The United States is not known for its stellar record on protecting children. We rank 26 out of 29 nations tracked by Unicef's Innocenti report card (don't you love the irony?) on five dimensions of well-being--among them, the environment. Only Romania stands above us on measures of child poverty. We haven't even signed off on the Convention on the Rights of the Child. The ninth clause of the preamble is pretty clear: "The child, by reason of his physical and mental immaturity, needs special safeguards and care."

We have other things on our mind. Like iPad covers. GriffinTechnology makes one called "Survivor." Designed to meet or exceed U.S. military standards for protection, it's made with sealable ports that keep out sand, dust, and rain. The device, an exemplar of American ingenuity, has a polycarbonate shell that minimizes impacts.

Military standards are high in our country--the Department of Defense child care system has long been the gold standard for quality. Guarding the homeland and its citizens takes high priority, especially in these hazardous times. But what about the millions of civilians under 5?

Our transgressions are many. I never tire of citing them: I'm like one of those old robo-calls, from which I've finally been liberated, having disconnected my ancient land line. Nor can I calculate how many polite dinner conversations I've interrupted. "America's poverty rate for kids under the age of 6 hovers around 22 percent," I'll blurt out. A pause ensues, a moment of awkward silence. "Really?" they ask. I especially like to mention the work of researchers Kathryn Edin and H. Luke Shaefer, who wrote $2 A Day. They'd discovered almost one and a half million living in what the World Bank calls extreme poverty, modified by the adjective we use to describe death-defying sport.

A Gallup poll released in 2014 compared perceptions of child well-being among the nations tracked in the Unicef report, linking them to the rankings. Eighty percent of Americans thought that most children in the U.S. have the opportunity to grow and learn every day. Sixty-six percent said they were treated with respect and dignity. Cognitive dissonance rules.

I soldier on. Sometimes, I'll throw out some other statistics. "Did you know that before Katrina, 40 percent of New Orleans's children under the age of 5 were living in poverty?" I wait a moment for everyone to take it in, and then deliver the coup de grace: "That rose to 65 percent after the storm." Of the Atlantic hurricanes in 2005, Katrina was the deadliest, our failure at protection the worst civil engineering disaster in U.S. history.

This failure to protect is getting to be a bad habit. Children are prone to something called toxic stress. The phenomenon--a neurobiological tsunami generated by inadequate adult support in the face of adversity--has become the ultimate signifier for America's uncomfortable conversation about the deteriorating state of the youngest generation. Physical abuse, mental illness, violence, environmental threats, and the burdens of family economic hardship. I'm cringing.

Certain kinds of stress are good for children--they build resilience and grit, which helps them to persevere under less than optimal conditions.
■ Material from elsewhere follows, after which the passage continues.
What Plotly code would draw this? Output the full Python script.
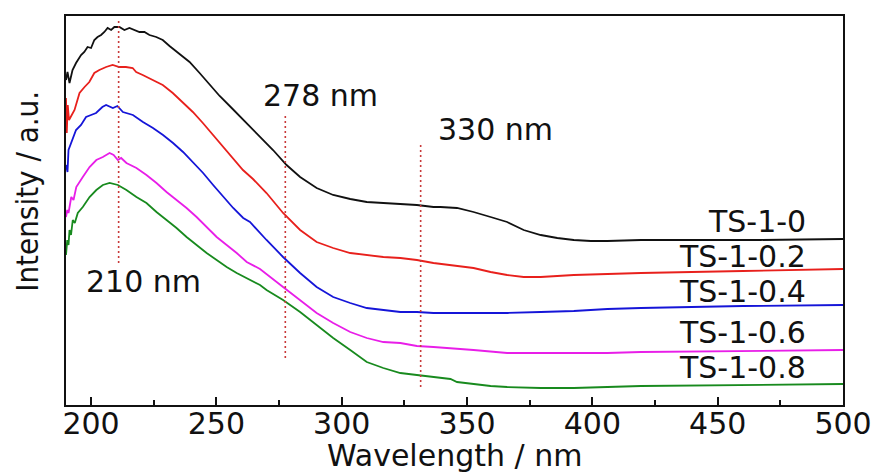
import plotly.graph_objects as go

# ---- data (intensity in arbitrary units) ----
wl_0 = [190, 190.6, 191.4, 192.6, 194, 196, 197.3, 198.6, 200, 201.3, 202.6, 204, 205.3, 206.6, 208, 209.3,
        211.3, 213.3, 215.3, 217.3, 219.3, 221.3, 223.3, 226, 228.6, 231.3, 235.3, 239.3, 243.3, 247.3, 251.3,
        256.5, 262, 267.4, 272.6, 278, 283.4, 290, 296.6, 303.4, 310, 316.6, 323.4, 330, 336.6, 339.4, 346,
        352.6, 359.4, 366, 372.6, 379.4, 386, 392.6, 399.4, 406, 419.4, 443, 467, 500]
int_0 = [325, 333, 322, 335, 342, 350, 353, 358, 357, 365, 368, 370, 373, 377, 375, 378,
         378, 375, 377, 375, 373, 373, 370, 368, 365, 359, 351, 343, 332, 320, 309,
         296, 282, 268, 255, 240, 228, 217, 210, 206, 203, 202, 201, 200, 198, 198, 197,
         193, 188, 183, 175, 170, 167, 165, 164, 164, 165, 165, 165, 166]

wl_02 = [190, 190.3, 190.7, 191.2, 193.4, 195.4, 197.4, 199.3, 201.3, 203.3, 206, 208.6, 211.3, 213.9, 216.6,
         218, 220.6, 224.6, 228.6, 232.6, 236.6, 240.6, 244.6, 248.6, 252.6, 256.6, 260.6, 264.6, 270, 276.6,
         283.4, 290, 296.6, 303.4, 310, 316.6, 323.4, 330, 336.6, 343.4, 352.6, 359.4, 366, 372.6, 379.4,
         392.6, 406, 419.4, 460, 500]
int_02 = [307, 272, 300, 285, 295, 312, 318, 323, 332, 335, 338, 340, 338, 338, 337,
          333, 330, 325, 320, 312, 303, 293, 282, 270, 258, 247, 235, 226, 212, 192,
          175, 163, 157, 152, 150, 148, 147, 145, 142, 140, 137, 133, 130, 128, 128,
          130, 131, 132, 134, 136]

wl_04 = [190, 190.6, 191, 192, 193, 194, 196, 198, 200, 202, 204.5, 206, 208.7, 210.5, 212.7, 216.7, 220.7,
         224.7, 228.7, 232.7, 236.7, 240.7, 244.7, 248.7, 252.7, 256.7, 260.7, 263.4, 270, 276.6, 283.4, 290,
         296.6, 303.4, 310, 316.6, 323.4, 330, 336.6, 343.4, 352.6, 366, 379.4, 392.6, 406, 419.4, 460, 500]
int_04 = [240, 233, 255, 262, 268, 275, 280, 288, 290, 292, 298, 300, 297, 299, 293, 290, 283,
          277, 270, 262, 253, 243, 232, 220, 208, 197, 187, 183, 165, 148, 132, 118,
          108, 102, 97, 95, 93, 93, 92, 92, 92, 92, 93, 94, 96, 97, 99, 100]

wl_06 = [190, 190.5, 191, 192.1, 193, 194.1, 196.7, 199.4, 202.1, 204.7, 207.4, 209, 210.7, 212, 214.1, 218.1,
         222.1, 226.1, 230.1, 234.1, 238.1, 242.1, 246.1, 250.1, 254.1, 258.1, 262.1, 267.4, 276.6, 283.4,
         290, 296.6, 303.4, 310, 316.6, 323.4, 330, 336.6, 343.4, 352.6, 366, 379.4, 392.6, 406, 419.4, 460, 500]
int_06 = [188, 195, 192, 208, 205, 218, 228, 238, 245, 248, 252, 250, 245, 247, 242, 237,
          230, 222, 213, 205, 197, 188, 178, 168, 160, 152, 143, 136, 118, 105,
          92, 82, 73, 67, 63, 62, 59, 58, 57, 55, 52, 52, 52, 52, 53, 54, 55]

wl_08 = [190, 190.5, 191, 191.4, 192, 192.7, 193.5, 194.7, 196.7, 199.4, 202.1, 204.7, 207.4, 210.7, 214.1,
         218.1, 222.1, 226.1, 230.1, 234.1, 238.1, 242.1, 246.1, 250.1, 254.1, 258.1, 262.1, 267.4, 270, 276.6,
         283.4, 290, 296.6, 303.4, 310, 316.6, 323.4, 330, 336.6, 343.4, 346, 352.6, 359.4, 366, 379.4, 392.6,
         406, 419.4, 500]
int_08 = [150, 165, 160, 175, 170, 185, 182, 192, 198, 208, 215, 220, 222, 220, 215,
          208, 202, 193, 185, 177, 168, 160, 152, 145, 138, 132, 127, 120, 115, 105,
          93, 80, 67, 55, 43, 37, 32, 30, 28, 26, 23, 21, 19, 18, 17, 17,
          18, 19, 21]

series_names = ["TS-1-0", "TS-1-0.2", "TS-1-0.4", "TS-1-0.6", "TS-1-0.8"]
series_wl = [wl_0, wl_02, wl_04, wl_06, wl_08]
series_int = [int_0, int_02, int_04, int_06, int_08]
series_colors = ["#111111", "#e8201c", "#1515d8", "#e81ee8", "#188a1e"]
label_wl = [486, 486, 486, 486, 486]
label_int = [184, 149, 114, 73, 38]

peak_wl = [211, 277.5, 331.5]
peak_low = [142, 47, 18]
peak_high = [385, 290, 262]
peak_text = ["210 nm", "278 nm", "330 nm"]
peak_text_wl = [221, 291.5, 361.5]
peak_text_int = [124, 310, 276]

x_ticks = [200, 250, 300, 350, 400, 450, 500]

FONT = "DejaVu Sans, Liberation Sans, Arial, sans-serif"
FS = 30

fig = go.Figure()
for wl, inten, col in zip(series_wl, series_int, series_colors):
    fig.add_trace(go.Scatter(x=wl, y=inten, mode="lines",
                             line=dict(color=col, width=1.8), showlegend=False,
                             hoverinfo="skip"))

for px, lo, hi in zip(peak_wl, peak_low, peak_high):
    fig.add_trace(go.Scatter(x=[px, px], y=[lo, hi], mode="lines",
                             line=dict(color="#c83a3a", width=1.6, dash="2px,3px"),
                             showlegend=False, hoverinfo="skip"))

annotations = []
for name, lx, ly in zip(series_names, label_wl, label_int):
    annotations.append(dict(x=lx, y=ly, xref="x", yref="y", text=name, showarrow=False,
                            xanchor="right", yanchor="middle",
                            font=dict(family=FONT, size=FS, color="#111111")))
for t, tx, ty in zip(peak_text, peak_text_wl, peak_text_int):
    annotations.append(dict(x=tx, y=ty, xref="x", yref="y", text=t, showarrow=False,
                            xanchor="center", yanchor="middle",
                            font=dict(family=FONT, size=FS, color="#111111")))
annotations.append(dict(x=0, y=0.548, xref="paper", yref="paper", xshift=-39,
                        text="Intensity / a.u.", showarrow=False, textangle=-90,
                        xanchor="center", yanchor="middle",
                        font=dict(family="DejaVu Sans Condensed, Liberation Sans, sans-serif",
                                  size=31, color="#111111")))
annotations.append(dict(x=0.5, y=0, xref="paper", yref="paper", yshift=-50,
                        text="Wavelength / nm", showarrow=False,
                        xanchor="center", yanchor="middle",
                        font=dict(family=FONT, size=FS, color="#111111")))

# the page body has an 8px default margin, so the figure is sized and placed to compensate
fig.update_layout(
    width=875, height=465,
    margin=dict(l=58, r=40, t=8, b=68, autoexpand=False),
    paper_bgcolor="white", plot_bgcolor="white",
    annotations=annotations,
    xaxis=dict(range=[190, 500], tickvals=x_ticks, ticks="inside", ticklen=8, tickwidth=2,
               tickcolor="#111111", showline=True, linecolor="#111111", linewidth=2,
               mirror=True, showgrid=False, zeroline=False, automargin=False,
               ticklabelstandoff=-9,
               minor=dict(tickvals=[225, 275, 325, 375, 425, 475], ticks="inside", ticklen=5,
                          tickwidth=2, tickcolor="#111111"),
               tickfont=dict(family=FONT, size=FS, color="#111111")),
    yaxis=dict(range=[0, 389], showticklabels=False, ticks="", showline=True, automargin=False,
               linecolor="#111111", linewidth=2, mirror=True, showgrid=False, zeroline=False),
)

fig.write_html("out.html")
But the toxic kind, if prolonged, can do major damage. Jack P. Shonkoff, director of Harvard's Center for the Developing Child, has been assessing the damage on the burgeoning infant brain for decades. Not only does this stress interfere with executive function, upending babies' capacity to plan, focus, and learn. The effects of what we've come to call such adverse childhood experiences can last a lifetime.

Our children live in a malnourished human ecosystem where the grownups are missing in action. I need to find another conversation to interrupt.